The Bigg Boss producers also finally got their much-needed romance quotient for the show. The pretty people on the programme gravitated towards each other and so we’ve seen lots of the Gauhar and Kushal romance, i.e. hand-holding, sulking, bonding in the loo.

Also, this week Tanisha Mukherjee let it be known that even if she can’t act, she can delegate and be a very good housekeeper. I have never heard someone describe how to clean a toilet commode in as detailed a manner as Tanisha did. Take Lizol, put it on toilet paper, wipe the seat, pick up the seat, wipe under it, wipe the bowl of the toilet, wipe the top of the commode, then lick the entire bowl clean... you get my drift. Or how to hold a broom while sweeping. I, for one, feel that Uday Chopra really let a good thing go. What spotless toilets and rooms Yash Raj studios would have if she was the bahu.

And then came the wild card entry into the house: Asif Azim, a Bangladeshi model. Going by the size of his muscles, it looks like he’s eaten up all the food in Bangladesh. My favourite moment was when the Wishing Wall – where contestants can go and wish for anything from Bigg Boss and one wish will be fulfilled – was opened. While Kushal played to TRPs and wished for Gauhar, Asif wished for what any self-respecting Bong would. FIVE whole kilos of rui fish. Because you can take a Bengali out of Bangladesh, but you can’t take the Bengali out of him. So maachh bhaat time it is.

It was also nice to be informed by Anita Advani that she prefers lean men, a nugget delivered while she gave Asif the once over. He looked a little nervous when she said she liked his body. And in case the memory of Neal ‘n Nikki had vanished from our memories, Tanisha reminded us of the horror of it all when she said that she liked her men beefy and muscular. Okay then.
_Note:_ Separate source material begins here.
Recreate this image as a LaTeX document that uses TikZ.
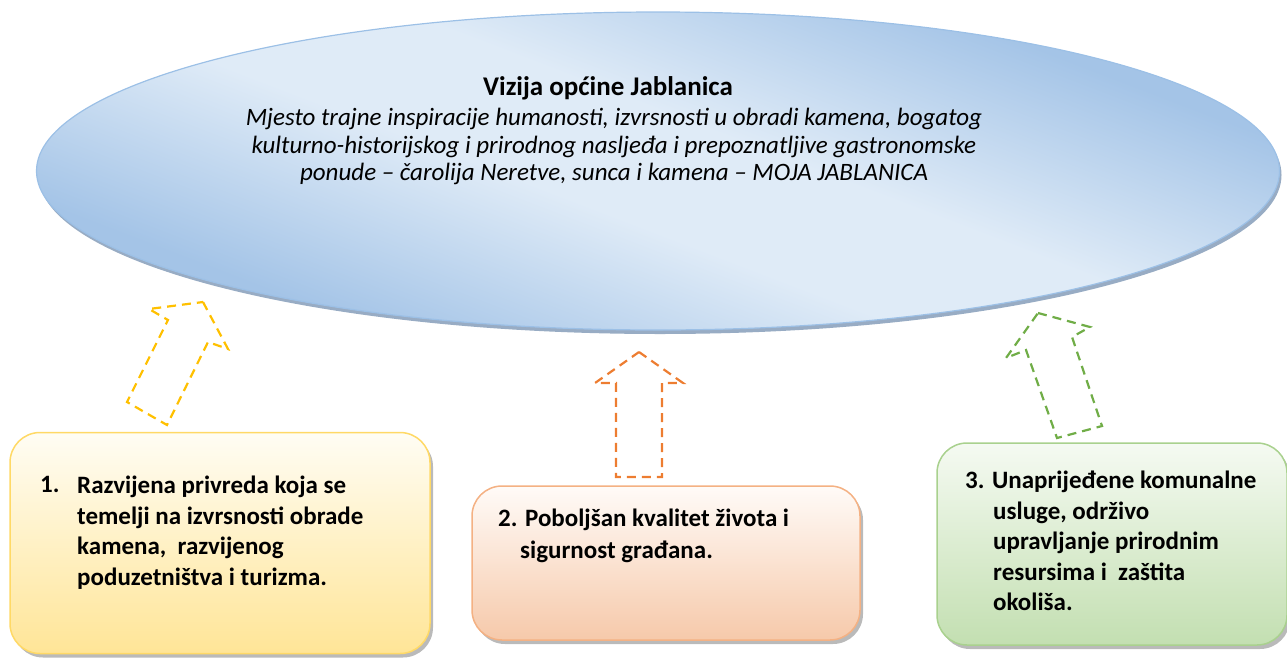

So what is Oracle Sen’s prediction for this week’s ouster? I say Rajat Rawail or the very irritating Pratyusha will be out. Kamya will stay because she’s the show bitch and adds the snark to it. Kushal and Gauhar have added the romance, so they can’t be chucked. Rajat does prop up the TRPs and there’s nothing like waiting for a live breakdown on TV. Pratyusha is just painful and that hair colour is really getting to me. So it might just be off with her head.